Pullias’ Julie Posselt wins AERA Early Career Award
We’re proud to announce Assistant Professor Julie Posselt, researcher at USC Rossier’s Pullias Center for Higher Education and nationally-recognized expert on graduate education, has been awarded the prestigious Early Career Award for 2018 by the American Educational Research Association (AERA).
Established to honor an individual in the early stages of his or her career no later than 10 years after receipt of the doctoral degree, the Early Career Award can be granted for study in any field of educational inquiry. The international organization will confer the award for excellence in education research at their annual meeting in New York City on April 15.
“This year’s award winners exemplify commitment to the study and practice of education,” said AERA Executive Director Felice J. Levine in a press release. “We are proud to honor their outstanding scholarship and service to the field.”
Posselt’s research program, rooted in sociological and organizational theory, examines institutionalized inequalities in higher education and organizational efforts aimed at reducing inequities and encouraging diversity. She focuses on selective sectors of higher education — graduate education, STEM fields, and elite undergraduate institutions — where longstanding practices and cultural norms are being negotiated to better identify talent and educate students in a changing society.
“Julie’s work is theoretically elegant and methodologically sophisticated,” said William Tierney, co-director of the Pullias Center. “She exemplifies the critical importance of using research to bring about informed change in public policy and on campuses.”

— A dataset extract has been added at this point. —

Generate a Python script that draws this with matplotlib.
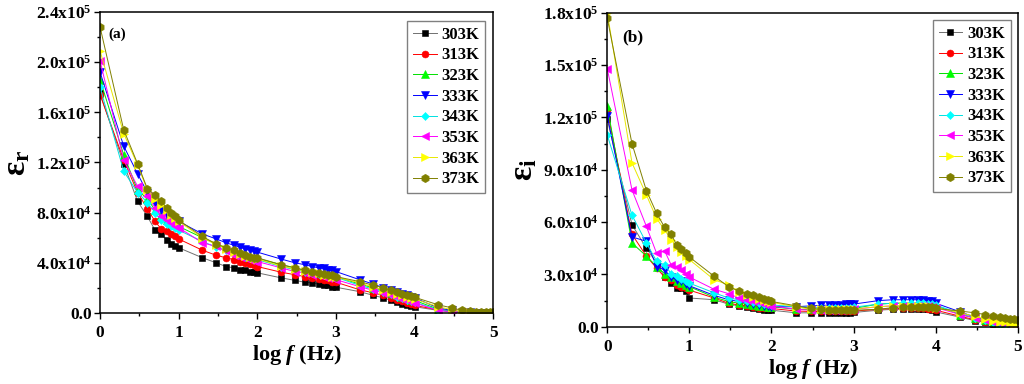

Posselt’s book, Inside Graduate Admissions: Merit, Diversity, and Faculty Gatekeeping (Harvard Univ Press, 2016), was the first major study of faculty decision making in graduate admissions and was named a Choice Outstanding Academic Title. It sheds light on some of the problems with typical graduate school admissions practices and recommends holistic methods for evaluating would-be students. Her current research, funded by three grants from the National Science Foundation, is examining the roles of faculty practice and disciplinary cultures in creating barriers to and resources for equity in STEM graduate education. She was recently named the project’s advisor and assessment lead for a team of researchers from USC, UC Davis, and UCLA that received a $1.2 million grant from the Andrew W. Mellon Foundation for a project to increase equity in graduate admissions.
“This is an incredible honor for me, and a real validation of graduate education as a worthy focus for educational researchers,” said Posselt.